Digital art made by Tony Sharp sold through their store Shop GayGarbage. Sharp created the store name to embrace their identity and highlight their queerness. (Courtesy of Tony Sharp)

“They offer a safe and welcoming space for queer customers,” said GayGarbage customer, Allison Holder. “The quality of the products is incredible, and anything and everything can be customized specifically for you.”

In rural towns, Sharp said it is very easy for queer individuals to feel isolated. Sharp finished their graduate degree at App State last spring and now lives in Vilas, North Carolina, with their partner. 

To them and many other members of the LGBTQ community, having a noticeable sense of community is a key part of self-discovery in the realm of gender identity and sexual orientation. 

Finding a community in Boone was important to Sharp’s exploration of gender, and from there, Sharp was able to join a community of queer artists in the area.

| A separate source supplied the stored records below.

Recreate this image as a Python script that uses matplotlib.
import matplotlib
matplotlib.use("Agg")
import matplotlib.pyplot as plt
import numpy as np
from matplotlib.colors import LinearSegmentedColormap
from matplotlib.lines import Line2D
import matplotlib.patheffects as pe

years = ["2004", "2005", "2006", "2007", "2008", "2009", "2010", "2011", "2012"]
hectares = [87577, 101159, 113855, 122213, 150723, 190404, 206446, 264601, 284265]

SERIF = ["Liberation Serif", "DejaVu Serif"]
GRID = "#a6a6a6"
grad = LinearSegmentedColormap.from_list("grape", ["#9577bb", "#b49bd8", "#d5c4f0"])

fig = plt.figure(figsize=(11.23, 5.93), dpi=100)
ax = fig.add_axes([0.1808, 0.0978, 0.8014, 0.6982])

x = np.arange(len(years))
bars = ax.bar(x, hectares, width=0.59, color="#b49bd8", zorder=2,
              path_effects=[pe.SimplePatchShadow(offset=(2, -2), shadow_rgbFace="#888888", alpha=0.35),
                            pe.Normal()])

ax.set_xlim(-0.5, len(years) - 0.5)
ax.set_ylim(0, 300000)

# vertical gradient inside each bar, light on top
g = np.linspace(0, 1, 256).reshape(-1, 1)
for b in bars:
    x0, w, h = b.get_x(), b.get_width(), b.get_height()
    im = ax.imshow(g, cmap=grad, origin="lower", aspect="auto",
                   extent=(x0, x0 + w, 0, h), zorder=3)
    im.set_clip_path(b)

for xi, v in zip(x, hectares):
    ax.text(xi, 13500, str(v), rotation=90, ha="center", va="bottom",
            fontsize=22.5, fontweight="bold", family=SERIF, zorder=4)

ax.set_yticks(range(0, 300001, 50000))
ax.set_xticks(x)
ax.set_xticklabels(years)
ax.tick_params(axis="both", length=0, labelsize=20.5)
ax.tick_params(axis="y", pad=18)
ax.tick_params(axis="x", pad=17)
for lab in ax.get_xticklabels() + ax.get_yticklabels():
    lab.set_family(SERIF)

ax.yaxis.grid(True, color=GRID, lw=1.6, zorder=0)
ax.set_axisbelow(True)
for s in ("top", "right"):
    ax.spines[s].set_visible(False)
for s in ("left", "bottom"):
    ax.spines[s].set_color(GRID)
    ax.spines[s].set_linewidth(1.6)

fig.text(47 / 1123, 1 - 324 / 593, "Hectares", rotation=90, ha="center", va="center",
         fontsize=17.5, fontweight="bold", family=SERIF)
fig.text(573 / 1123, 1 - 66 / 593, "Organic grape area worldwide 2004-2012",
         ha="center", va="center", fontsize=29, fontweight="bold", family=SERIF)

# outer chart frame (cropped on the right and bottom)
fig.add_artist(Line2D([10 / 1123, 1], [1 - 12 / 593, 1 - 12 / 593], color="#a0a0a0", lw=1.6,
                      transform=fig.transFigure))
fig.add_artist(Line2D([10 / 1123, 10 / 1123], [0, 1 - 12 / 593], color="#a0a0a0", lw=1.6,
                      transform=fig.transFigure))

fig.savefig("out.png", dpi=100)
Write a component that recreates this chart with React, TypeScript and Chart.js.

“I never knew before I moved to Boone that I wanted to be a mountain person, that I wanted to do art, that I was trans … so much came to light,” Sharp said.

In the future, Sharp wants to begin designing “Pride mushrooms” — mushrooms that are customized to reflect the colors of each Pride flag. These may include pink, blue and white mushrooms to represent the transgender community or yellow, white, purple and black mushrooms to represent the non-binary community. These designs will go on embroidered pieces or stickers.

Embroidery began as a way for Sharp to pass time and have something to do with their hands. Now, with the creation of GayGarbage, their art is much more than just an impassioned hobby to keep busy during quarantine. 

“I started embroidery because I wanted to give my partner a gift,” Sharp said. “Being gay, being in love, being able to express myself through art … I cherish it every single day.”